Now that we have configured the Doris data source in Superset, let's visualize the data...
Suppose we need to analyze the time-varying curves of order amounts for different freight methods for cost analysis.
- Click Datasets to add a Dataset

- Select the following in sequence, then click Create dataset and create chart in the lower right corner:
- Database:Doris
- Schema: tpch
- Table:lineitem

- Edit the lineitem Dataset

- Click Metrics -> Add item to add a calculated metric.
- Metric Key : Revenue
- SQL expression :
SUM(l_extendedprice* (1 -l_discount))

- Go to Chart -> Add Chart, select lineitem for the dateset, and select Line Chart for the chart type.

- Drag l_shipdate to the X-axis and set the time granularity. Simultaneously, drag the Revenum custom metric and the data column l_shipmode to Meters and Dimensions respectively.

- Click Update chart to view the dashboard content.

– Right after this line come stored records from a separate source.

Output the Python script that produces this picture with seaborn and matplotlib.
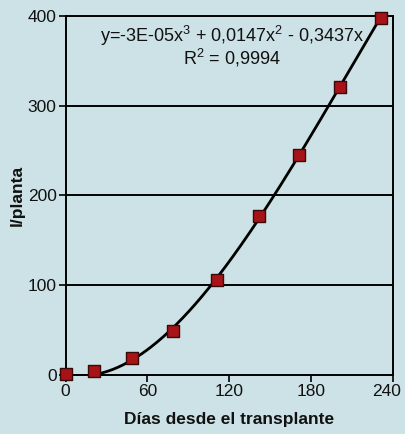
import numpy as np
import pandas as pd
import matplotlib
matplotlib.use("Agg")
import matplotlib.pyplot as plt
import matplotlib.transforms as mtransforms
import seaborn as sns

# Días desde el transplante y litros por planta
dias = [0, 21, 49, 79, 111, 142, 171, 201, 231]
litros = [1, 4, 19, 49, 105, 177, 245, 321, 398]
x_ticks = [0, 60, 120, 180, 240]
y_ticks = [0, 100, 200, 300, 400]
ecuacion = "y=-3E-05x$^3$ + 0,0147x$^2$ - 0,3437x"
r2_texto = "R$^2$ = 0,9994"

sns.set_theme(style="white")
plt.rcParams["font.family"] = ["Liberation Sans", "DejaVu Sans"]
plt.rcParams["mathtext.fontset"] = "custom"
plt.rcParams["mathtext.rm"] = "Liberation Sans"

bg = "#cde2e6"
fig = plt.figure(figsize=(4.05, 4.34), dpi=100, facecolor=bg)
ax = fig.add_axes([0.162, 0.137, 0.808, 0.826])
ax.set_facecolor(bg)

df = pd.DataFrame({"dias": dias, "litros": litros})

# polynomial trend of order 3 through the origin
X = np.column_stack([df["dias"] ** 3, df["dias"] ** 2, df["dias"]])
coef, *_ = np.linalg.lstsq(X, df["litros"], rcond=None)
xs = np.linspace(0, max(dias), 200)
curve = pd.DataFrame({"dias": xs,
                      "litros": coef[0] * xs ** 3 + coef[1] * xs ** 2 + coef[2] * xs})

for yv in y_ticks[1:-1]:
    ax.axhline(yv, color="black", lw=1.4, zorder=1)

sns.lineplot(data=curve, x="dias", y="litros", ax=ax, color="black", lw=2.0, zorder=2)
sns.scatterplot(data=df, x="dias", y="litros", ax=ax, marker="s", s=70,
                color="#a81318", edgecolor="#3a0a08", linewidth=1.0, zorder=3, clip_on=False)

ax.set_xlim(0, 240)
ax.set_ylim(0, 400)
ax.set_xticks(x_ticks)
ax.set_yticks(y_ticks)
ax.tick_params(axis="both", direction="out", length=5, width=1.2, color="black",
               labelsize=12.5, pad=1.5, bottom=True, left=True, labelcolor="#111111")
for sp in ax.spines.values():
    sp.set_visible(True)
    sp.set_color("black")
    sp.set_linewidth(1.4)

# nudge the last x tick label inward so it stays inside the figure
last = ax.get_xticklabels()[-1]
last.set_transform(last.get_transform() +
                   mtransforms.ScaledTranslation(-6 / 100, 0, fig.dpi_scale_trans))

ax.set_xlabel("Días desde el transplante", fontsize=12.5, fontweight="bold",
              labelpad=10, color="#111111")
ax.set_ylabel("l/planta", fontsize=12.5, fontweight="bold", labelpad=2, color="#111111")

ax.text(122, 366, ecuacion + "\n" + r2_texto, ha="center", va="center",
        multialignment="center", linespacing=0.9, fontsize=13, color="#111111")

fig.savefig("out.png", dpi=100, facecolor=bg)
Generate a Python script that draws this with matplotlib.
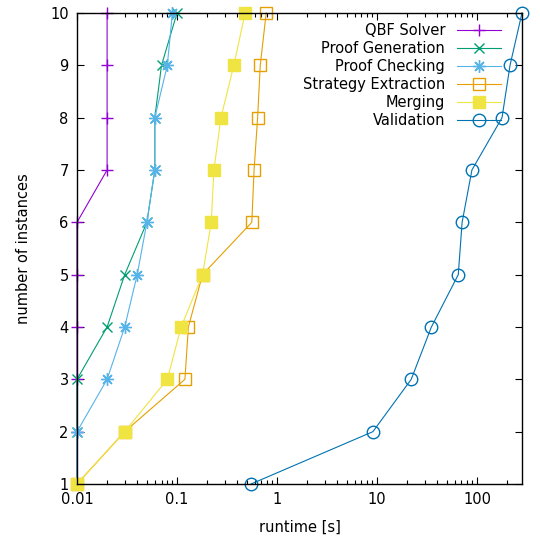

Click Save to save the dashboard.

At this point, Superset has been successfully connected to Apache Doris, and data analysis and visualization dashboard creation have been implemented.
Connection and Usage Tips
- Pre-install pydoris in the Superset environment to select Apache Doris when creating the database.
- Create Doris database tables reasonably according to actual needs, partitioning and bucketing by time, which can effectively reduce predicate filtering and most data transmission.
- It is recommended to use a VPC private connection to avoid the security risks introduced by public network access.
- Refine Doris user account roles and access permissions to avoid excessive delegation of permissions.